1 John 1:5—2;2; Matt 2:13-18

Lest the meaning of Christmas be swept too quickly into the sweet sentiments of the holiday, the liturgical calendar surrounds it with stories of martyrdom. Stephen is stoned (Dec 26), Thomas Becket murdered (Dec 29), and even the beautiful Feast of the Holy Family does not spare us Simeon’s prediction of coming suffering.   Today’s commemoration of the massacre of the Holy Innocents reminds us that the Incarnation does not guarantee a safe descent by Jesus into the human condition or safety for his followers. 

Matthew wants his readers to know from the outset that Jesus is vulnerable and subject to the deprivation and uncertainty all human beings face. Herod is not the only one to want him silenced or dead.  The temple establishment, Sanhedrin, Herod Antipas and the Roman occupation will all see Jesus as a threat to their authority, and in the end they conspire to capture and crucify him.   
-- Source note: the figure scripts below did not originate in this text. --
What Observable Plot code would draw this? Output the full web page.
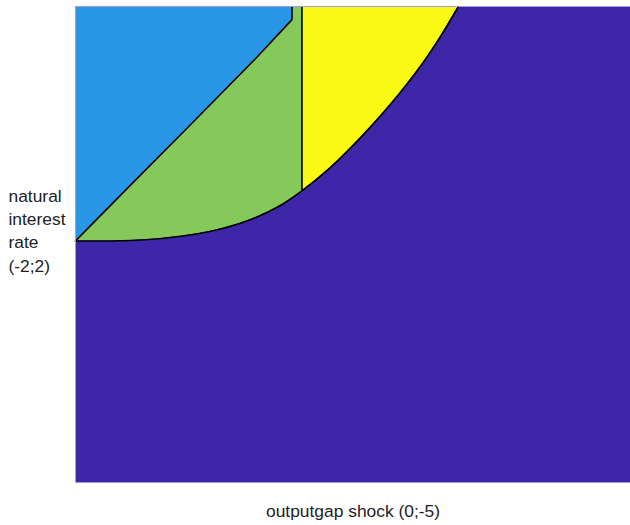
<!DOCTYPE html>
<html>
<head>
<meta charset="utf-8">
<script src="https://cdn.jsdelivr.net/npm/d3@7"></script>
<script src="https://cdn.jsdelivr.net/npm/@observablehq/plot@0.6"></script>
<style>
  html, body { margin: 0; padding: 0; background: #fff; }
  #chart { width: 630px; height: 525px; }
</style>
</head>
<body>
<div id="chart"></div>
<script>
// Parameter space: outputgap shock (x, 0 to -5) and natural interest rate (y, -2 to 2)
const xDomain = [0, -5];
const yDomain = [-2, 2];

// Lower boundary separating the bottom (purple) regime from the others
const boundaryX = [0, -0.32, -0.63, -0.95, -1.26, -1.58, -1.85, -2.04, -2.30, -2.57, -2.84, -3.11, -3.29, -3.45];
const boundaryY = [0.03, 0.03, 0.04, 0.07, 0.12, 0.21, 0.33, 0.45, 0.65, 0.90, 1.18, 1.50, 1.75, 2.0];

// Boundary between the blue and green regimes
const ridgeX = [0, -0.56, -1.04, -1.64, -1.95, -1.95];
const ridgeY = [0.03, 0.56, 1.01, 1.58, 1.89, 2.0];

// Vertical split between the green and yellow regimes
const splitX = -2.04;

const regionNames = ["bottom", "blue", "green", "yellow"];
const regionColors = ["#3e26a8", "#2a96e8", "#86c95b", "#f9fa14"];
const color = Object.fromEntries(regionNames.map((n, i) => [n, regionColors[i]]));

const xLabel = "outputgap shock (0;-5)";
const yLabel = "natural\ninterest\nrate\n(-2;2)";

const boundary = boundaryX.map((x, i) => ({x, y: boundaryY[i]}));
const ridge = ridgeX.map((x, i) => ({x, y: ridgeY[i]}));
const splitIndex = boundaryX.indexOf(splitX);
const greenPart = boundary.slice(0, splitIndex + 1);
const yellowPart = boundary.slice(splitIndex);
const yTop = yDomain[1];

const chart = Plot.plot({
  width: 630,
  height: 525,
  marginLeft: 75,
  marginRight: 0,
  marginTop: 6,
  marginBottom: 43,
  style: {fontFamily: "'Liberation Sans', Arial, sans-serif", background: "#fff"},
  x: {domain: xDomain, axis: null},
  y: {domain: yDomain, axis: null},
  marks: [
    Plot.rect([{}], {x1: xDomain[0], x2: xDomain[1], y1: yDomain[0], y2: yDomain[1], fill: color.bottom}),
    Plot.areaY(greenPart, {x: "x", y1: "y", y2: yTop, fill: color.green, curve: "catmull-rom"}),
    Plot.areaY(yellowPart, {x: "x", y1: "y", y2: yTop, fill: color.yellow, curve: "catmull-rom"}),
    Plot.areaY(ridge, {x: "x", y1: "y", y2: yTop, fill: color.blue}),
    Plot.line(boundary, {x: "x", y: "y", stroke: "#000", strokeWidth: 1.6, curve: "catmull-rom"}),
    Plot.line(ridge, {x: "x", y: "y", stroke: "#000", strokeWidth: 1.6}),
    Plot.ruleX([splitX], {y1: boundaryY[splitIndex], y2: yTop, stroke: "#000", strokeWidth: 1.6}),
    Plot.frame({stroke: "#a59be0", strokeWidth: 1}),
    Plot.text([xLabel], {frameAnchor: "bottom", dy: 29, lineAnchor: "middle", fontSize: 17.4, fill: "#222"}),
    Plot.text([yLabel], {frameAnchor: "left", dx: -67, dy: -15, textAnchor: "start", lineAnchor: "middle", lineHeight: 1.33, fontSize: 17.4, fill: "#222"})
  ]
});

document.getElementById("chart").append(chart);
</script>
</body>
</html>
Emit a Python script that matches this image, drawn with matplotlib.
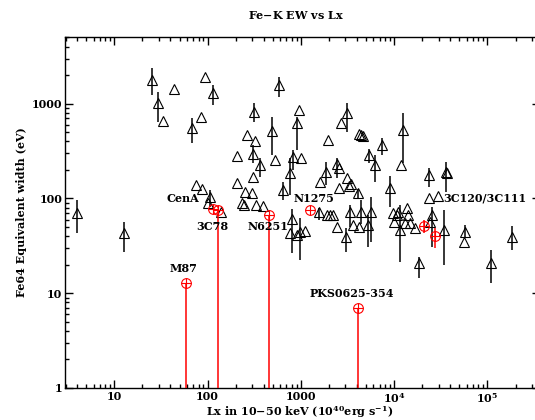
import matplotlib
matplotlib.use("Agg")
import matplotlib.pyplot as plt
import numpy as np
from matplotlib.ticker import FixedLocator, FuncFormatter, LogLocator, NullFormatter

# black sources: Lx (1e40 erg/s), Fe-K EW (eV), lower / upper error bounds
lx = [4.0, 12.8, 25.5, 29.2, 33, 44, 67.6, 84.4, 94.4, 115,
      74.5, 86.5, 106, 102, 139, 205, 208, 232, 243, 252,
      263, 297, 304, 304, 317, 322, 330, 365, 390, 494,
      534, 587, 643, 764, 816, 901, 961, 995, 1603, 1858,
      1967, 2456, 2560, 2560, 2671, 3143, 3098, 3303, 3444, 4122,
      4200, 4406, 4600, 5406, 6300, 7496, 9020, 11740, 12530, 23770,
      35870, 37000, 23770, 29230, 796, 901, 977, 1106, 764, 1563,
      1900, 2051, 2200, 2420, 3041, 3357, 4406, 4198, 5270, 5631,
      3648, 9770, 10640, 11070, 10020, 11530, 13610, 14160, 13060, 14760,
      16710, 25230, 24220, 34440, 57380, 56400, 181600, 109200, 18460]
ew = [71, 43, 1790, 1030, 660, 1430, 561, 732, 1910, 1290,
      139, 125, 103, 90.5, 72.7, 145, 284, 89, 86, 118,
      464, 115, 170, 296, 827, 406, 85.6, 226, 83.5, 511,
      256, 1584, 123, 185, 273, 633, 862, 268, 150, 190,
      416, 232, 209, 128, 624, 796, 164, 134, 143, 114,
      475, 469, 460, 289, 226, 368, 128, 226, 530, 175,
      192, 185, 102, 105, 61, 41.3, 44.7, 45.8, 43.3, 72.7,
      67, 67, 67, 50.5, 39.6, 72.7, 72.7, 50.5, 52.6, 72.7,
      52.6, 70, 67, 72.7, 57, 46.6, 79, 67, 55.3, 54.9,
      48.6, 67, 57, 46.6, 44.7, 35, 39.6, 20.7, 20.7]
ew_lo = [43, 27.5, 1240, 644, 660, 1430, 386, 732, 1910, 973,
         139, 125, 81.5, 90.5, 72.7, 145, 284, 89, 86, 118,
         464, 115, 170, 238, 644, 406, 85.6, 170, 83.5, 289,
         256, 1191, 97, 109, 200, 326, 862, 268, 150, 139,
         416, 165, 209, 128, 624, 505, 164, 134, 143, 100,
         475, 469, 460, 238, 150, 289, 82, 226, 238, 133,
         118, 185, 102, 105, 26.7, 41.3, 22.5, 45.8, 43.3, 60,
         67, 67, 67, 50.5, 27.5, 50, 54, 50.5, 30.8, 35,
         52.6, 70, 67, 72.7, 57, 21.4, 79, 67, 55.3, 54.9,
         48.6, 30.8, 57, 19.9, 38, 35, 28.7, 12.8, 14.5]
ew_hi = [97, 57, 2390, 1340, 660, 1430, 710, 732, 1910, 1585,
         139, 125, 123, 90.5, 72.7, 145, 284, 89, 86, 118,
         464, 115, 170, 368, 1023, 406, 85.6, 268, 83.5, 732,
         256, 1937, 150, 268, 326, 732, 862, 268, 150, 243,
         416, 268, 209, 128, 624, 1023, 164, 134, 143, 126,
         475, 469, 460, 330, 289, 430, 173, 226, 801, 211,
         245, 185, 102, 105, 77.6, 41.3, 62, 45.8, 43.3, 80,
         67, 67, 67, 50.5, 49, 86, 96, 50.5, 67, 104,
         52.6, 70, 67, 72.7, 57, 85.6, 79, 67, 55.3, 54.9,
         48.6, 81.5, 57, 75.8, 52, 35, 51.7, 28.7, 24.3]

# red (radio galaxy) sources
red_lx = [115, 128, 58.6, 450, 1254, 4122, 21030, 27350]
red_ew = [77, 75.8, 12.9, 67, 75.8, 7.05, 51.4, 40.6]
red_lo = [77, 0.5, 0.5, 0.5, 75.8, 0.5, 43.3, 30]
red_hi = [77, 75.8, 12.9, 67, 75.8, 7.05, 59.4, 49]

# source labels
lab_text = ["CenA", "3C78", "M87", "N6251", "N1275", "PKS0625-354", "3C120/3C111"]
lab_x = [54.5, 111, 55, 448, 1393, 3500, 33340]
lab_y = [101, 50.5, 18.1, 50.5, 101, 10, 101]
lab_ha = ["center", "center", "center", "center", "center", "center", "left"]

plt.rcParams["font.family"] = "DejaVu Serif"
plt.rcParams["font.weight"] = "bold"
plt.rcParams["mathtext.fontset"] = "dejavuserif"
plt.rcParams["mathtext.default"] = "bf"

fig = plt.figure(figsize=(5.35, 4.2), dpi=100)
ax = fig.add_axes([65 / 535, 32 / 420, 475 / 535, 350.5 / 420])

ew = np.array(ew)
yerr = [ew - np.array(ew_lo), np.array(ew_hi) - ew]
ax.errorbar(lx, ew, yerr=yerr, fmt="^", mfc="none", mec="black", ms=7,
            mew=0.8, ecolor="black", elinewidth=1.1, capsize=0, zorder=3)

red_ew = np.array(red_ew)
ryerr = [red_ew - np.array(red_lo), np.array(red_hi) - red_ew]
ax.errorbar(red_lx, red_ew, yerr=ryerr, fmt="none", ecolor="red",
            elinewidth=1.1, capsize=0, zorder=4)
ax.plot(red_lx, red_ew, "o", mfc="none", mec="red", ms=7, mew=0.8, zorder=5)
ax.plot(red_lx, red_ew, "+", color="red", ms=7, mew=0.8, zorder=5)

for t, x, y, ha in zip(lab_text, lab_x, lab_y, lab_ha):
    ax.text(x, y, t, ha=ha, va="center", fontsize=8, fontweight="bold", zorder=6)

ax.set_xscale("log")
ax.set_yscale("log")
ax.set_xlim(2.96, 3.66e5)
ax.set_ylim(1, 5000)

def xfmt(v, pos):
    e = int(round(np.log10(v)))
    if e <= 3:
        return "%d" % round(v)
    return r"$10^{%d}$" % e

ax.xaxis.set_major_locator(FixedLocator([10, 100, 1000, 1e4, 1e5]))
ax.xaxis.set_major_formatter(FuncFormatter(xfmt))
ax.xaxis.set_minor_locator(LogLocator(base=10, subs=np.arange(2, 10), numticks=20))
ax.xaxis.set_minor_formatter(NullFormatter())
ax.yaxis.set_major_locator(FixedLocator([1, 10, 100, 1000]))
ax.yaxis.set_major_formatter(FuncFormatter(lambda v, p: "%d" % round(v)))
ax.yaxis.set_minor_locator(LogLocator(base=10, subs=np.arange(2, 10), numticks=20))
ax.yaxis.set_minor_formatter(NullFormatter())

ax.tick_params(which="both", direction="in", top=True, right=True, labelsize=8, width=1)
ax.tick_params(which="major", length=6, pad=2)
ax.tick_params(which="minor", length=3)
for s in ax.spines.values():
    s.set_linewidth(1)

fig.text(300 / 535, 1 - 412 / 420, r"Lx in 10$-$50 keV (10$^{40}$erg s$^{-1}$)",
         ha="center", va="center", fontsize=8)
fig.text(22 / 535, 1 - 212 / 420, "Fe64 Equivalent width (eV)", rotation=90,
         ha="center", va="center", fontsize=8)
fig.text(296 / 535, 1 - 15 / 420, "Fe$-$K EW vs Lx", ha="center", va="center", fontsize=8)

fig.savefig("out.png", dpi=100)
The story of the Holy Innocents only appears in Matthew and serves as a prophecy fulfillment story that links Joseph of Nazareth to Joseph of Egypt. King Herod’s murders repeat Pharaoh’s genocide of the Hebrew children, but neither atrocity can thwart God’s rescue of his people, first from famine by Joseph and later by Moses and the Exodus, both foreshadowing the redemptive mission of Jesus. 

What makes today’s Gospel so shocking is the deliberateness with which Herod sets out to protect his throne after consulting with his own court scholars and then the visiting Magi about the identity of the child. Herod knows he is trying to kill the Christ, the promised Messiah. There is real evil here, an open flouting of God’s promise to send a savior.

By placing this story at the beginning of his Gospel, Matthew is preparing us to understand that Jesus will be opposed by more than just human forces. He will confront genuine evil  entrenched in the world and deeply nested in human hearts. His temptations in the desert reveal the real enemy using these others to defeat him.  It will cost Jesus his life to expose this Evil as he carries the effects of sin into a death embrace on the cross to break its hold on the human heart.

Christmas proclaims that God is among us to save us from sin, and the story of Herod and the martyrs of Bethlehem reminds us just what sin looks like and can do.